*Source code of charts*.
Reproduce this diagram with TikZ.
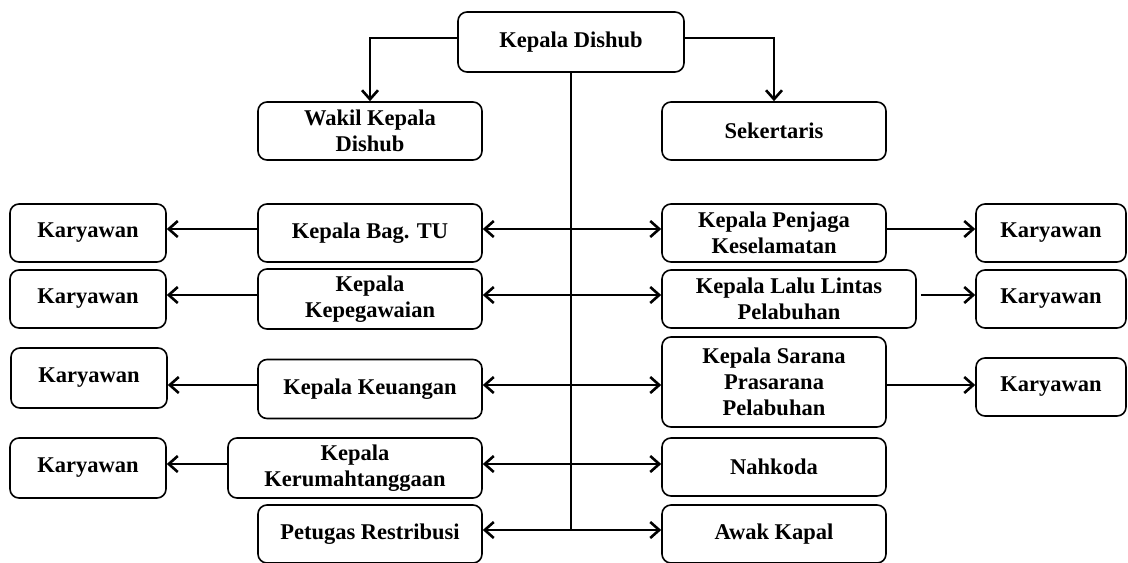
\documentclass[tikz,border=0pt]{standalone}
\usepackage{fontspec}
\setmainfont{Liberation Serif}
\usetikzlibrary{arrows,arrows.meta,positioning}

\begin{document}
\begin{tikzpicture}[x = 0.5pt, y = -0.5pt, line width = 1.3pt,
			>={Straight Barb[length=4.5pt,width=8pt]},
			kotak/.style = {draw, line width = 0.8pt, rounded corners = 4.5pt, align = center,
				font = \bfseries\fontsize{11.25}{13}\selectfont,
				minimum width = 112pt, minimum height = 29pt, inner sep = 2pt},
			kary/.style = {kotak, minimum width = 78pt}]
			\useasboundingbox (0,0) rectangle (1128,562);

			\node[kotak, minimum width = 113pt, minimum height = 30pt] (KD) at (571,42) {Kepala Dishub};
			\node[kotak] (WK) at (370,131) {Wakil Kepala\\Dishub};
			\node[kotak] (SK) at (774,131) {Sekertaris};

			\node[kotak] (TU) at (370,233) {Kepala Bag. TU};
			\node[kotak, minimum height = 30pt] (KP) at (370,299) {Kepala\\Kepegawaian};
			\node[kotak, minimum height = 29.5pt] (KU) at (370,389) {Kepala Keuangan};
			\node[kotak, minimum width = 127pt, minimum height = 30pt] (KR) at (355,468) {Kepala\\Kerumahtanggaan};
			\node[kotak] (PR) at (370,534) {Petugas Restribusi};

			\node[kotak] (PK) at (774,233) {Kepala Penjaga\\Keselamatan};
			\node[kotak, minimum width = 127pt] (LL) at (789,299) {Kepala Lalu Lintas\\Pelabuhan};
			\node[kotak, minimum height = 45pt] (SP) at (774,382) {Kepala Sarana\\Prasarana\\Pelabuhan};
			\node[kotak] (NK) at (774,467) {Nahkoda};
			\node[kotak] (AK) at (774,534) {Awak Kapal};

			\node[kary] (KL1) at (88,233) {Karyawan};
			\node[kary] (KL2) at (88,299) {Karyawan};
			\node[kary, minimum height = 30pt] (KL3) at (89,378) {Karyawan};
			\node[kary, minimum height = 30pt] (KL4) at (88,468) {Karyawan};
			\node[kary, minimum width = 75pt] (KR1) at (1051,233) {Karyawan};
			\node[kary, minimum width = 75pt] (KR2) at (1051,299) {Karyawan};
			\node[kary, minimum width = 75pt] (KR3) at (1051,387) {Karyawan};

			\draw[->] ([yshift=2pt]KD.west) -| (WK.north);
			\draw[->] ([yshift=2pt]KD.east) -| (SK.north);
			\coordinate (ujung) at ([yshift=2pt]PR.east -| KD.south);
			\draw (KD.south) -- (ujung);

			\path ([yshift=2pt]TU.east) edge[<->] ([yshift=2pt]PK.west);
			\path ([yshift=2pt]KP.east) edge[<->] ([yshift=2pt]KP.east -| LL.west);
			\path ([yshift=2pt]KU.east) edge[<->] ([yshift=2pt]KU.east -| SP.west);
			\path ([yshift=2pt]KR.east) edge[<->] ([yshift=2pt]KR.east -| NK.west);
			\path ([yshift=2pt]PR.east) edge[<->] ([yshift=2pt]AK.west);

			\path ([yshift=2pt]TU.west) edge[->] ([yshift=2pt]TU.west -| KL1.east);
			\path ([yshift=2pt]KP.west) edge[->] ([yshift=2pt]KP.west -| KL2.east);
			\path ([yshift=2pt]KU.west) edge[->] ([yshift=2pt]KU.west -| KL3.east);
			\path ([yshift=2pt]KR.west) edge[->] ([yshift=2pt]KR.west -| KL4.east);

			\path ([yshift=2pt]PK.east) edge[->] ([yshift=2pt]PK.east -| KR1.west);
			\path ([yshift=2pt]LL.east) edge[->, shorten <=2pt] ([yshift=2pt]LL.east -| KR2.west);
			\path ([yshift=1pt]KR3.west -| SP.east) edge[->] ([yshift=1pt]KR3.west);

		\end{tikzpicture}
\end{document}
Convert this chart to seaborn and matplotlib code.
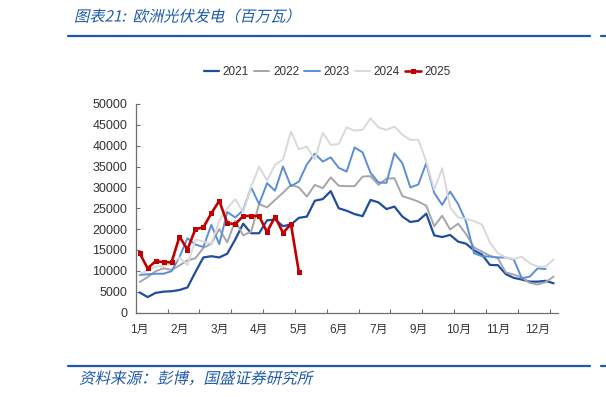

*Work to complete*. Begin with the first line of the records and repeat every line up to the one with "(SK) at (774,131)", counting that line too. Pictures are not part of the copy.

*Answer to the problem*.
Reproduce this diagram with TikZ.
\documentclass[tikz,border=0pt]{standalone}
\usepackage{fontspec}
\setmainfont{Liberation Serif}
\usetikzlibrary{arrows,arrows.meta,positioning}

\begin{document}
\begin{tikzpicture}[x = 0.5pt, y = -0.5pt, line width = 1.3pt,
			>={Straight Barb[length=4.5pt,width=8pt]},
			kotak/.style = {draw, line width = 0.8pt, rounded corners = 4.5pt, align = center,
				font = \bfseries\fontsize{11.25}{13}\selectfont,
				minimum width = 112pt, minimum height = 29pt, inner sep = 2pt},
			kary/.style = {kotak, minimum width = 78pt}]
			\useasboundingbox (0,0) rectangle (1128,562);

			\node[kotak, minimum width = 113pt, minimum height = 30pt] (KD) at (571,42) {Kepala Dishub};
			\node[kotak] (WK) at (370,131) {Wakil Kepala\\Dishub};
			\node[kotak] (SK) at (774,131) {Sekertaris};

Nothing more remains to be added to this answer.